Some Facts About Irish Aviation Industry
Ireland is a significant player in international aviation with a strategically vital role in air traffic management on the North Atlantic. The country is a well-known comprehensive centre for aircraft leasing. Almost 4,000 of the 22,000 aircraft currently in operation around the world are owned by Irish based lessors (according to the National Aviation Policy for Ireland, 2015).
Ireland is the licensing State of the largest intra-community carrier, Ryanair as well. It is therefore crucial that Ireland has an influence on the developments at EU level and the International Civil Aviation Organisation (ICAO) to ensure that Irish aviation interests are protected and advanced in the development of the international and EU regulatory frameworks. Ireland is a Council member of the European Union and therefore, participates in all decisions and legislation adopted at the EU level. The EU legislation on aviation is cooperatively decided by the Council and the European Parliament.
Aviation Industry’s Effects on Climate Change
Several other greenhouse gases (except Carbon Dioxide) and chemicals that can be attributed to airport and aircraft-related operations are:
- Carbon Monoxide (CO)
- Sulphur Dioxide (SO2)
- Nitrogen Dioxide (NO2)
- Unburned Hydrocarbons (UHCs)
- Particulate Pollution (PM2.5 & PM10)
Noise pollution created by aircrafts and airport-related activities, such as airfield ground transport, airfield systems, airport buildings etc. does not have a lasting impact on the environment per se; but can have significant impacts on people living in close vicinity. This could include sleep trouble, disturbance in communication and other adverse effects on physical and mental health.
Condensation trails or contrails formed by aircrafts are lines of crystals created due to a disturbance in the air moisture content and temperature. The contrails tend to warm the Earth’s surface temperature much like thin high clouds. Information gathered with the help of satellites revealed that these line shaped clouds had covered on average about 0.5% of the area over Central Europe in 1997.
Sustainability, Climate Change and the Environment – Measures Taken
Discussion on aviation sustainability mostly revolves around issues such as greenhouse gas (GHG) emissions from aircraft and the effect of airport noise on the surroundings. Recent years have seen some major technological advances in the field of aviation. The global aviation industry produces around 2% of all human-induced CO2 emissions. However, It is projected that aviation emissions will be around 70% higher in 2020 as compared to 2005 levels.
ICAO Assembly is comprised of all member states of ICAO and is held at least every three years. The 39th Assembly took place in Montreal last year. However, a decision to develop a global market based measure (GMBM) or engine emission standards to limit CO2 emissions was taken at the 38th Assembly. This took place in September 2013. Measures such as developing a comprehensive GMBM policy along with technological improvements in aircraft production and maintenance along with better engine design are currently key areas of focus for Ireland and EU.

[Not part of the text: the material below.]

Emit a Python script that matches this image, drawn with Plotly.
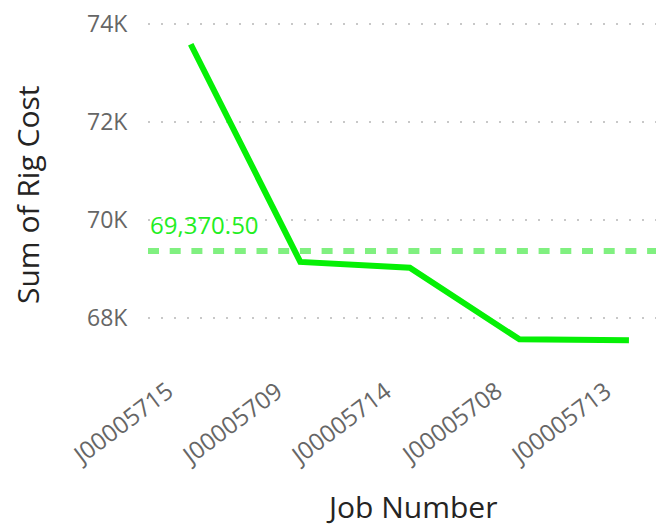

The Irish Aviation Authority (IAA) is committed to developing air traffic related initiatives that can reduce the effect of aviation on the atmosphere. For example: Dublin Point Merge initiative, which was implemented in 2012 has almost eradicated the need of aircrafts being put into circular holding patterns at Dublin. They can now fly in Continuous Descent Approaches (CDAs) to the main runway, thereby reducing excess fuel burn and CO2 emissions.
ENSURE project was introduced in 2009. The main aim of the project is to remove traditional air routes and introducing free airspace. Hence, airlines could fly point-to-point direct routes over Irish airspace using less fuel. Owing to this project, it has been estimated that in 2012 almost 14800 tonnes of fuel was saved. Furthermore, this resulted in 46800 tonnes of CO2 not being emitted.
The Need to Do More
Demand for air transport and the aviation industry in general is continually growing. ICAO, IAA and the airport authorities are continuously making efforts to achieve maximum sustainability. The industry can combat the situation by:
- Avoid queuing aircraft with engines running on the ground as well as in the air,
- Operating more fuel-efficient aircrafts,
- Optimising the available capacity of the aircraft,
- Generating more direct routes,
- Investing in satisfactory research, training, awareness & education,
- Avoiding incompatible regulations & policies.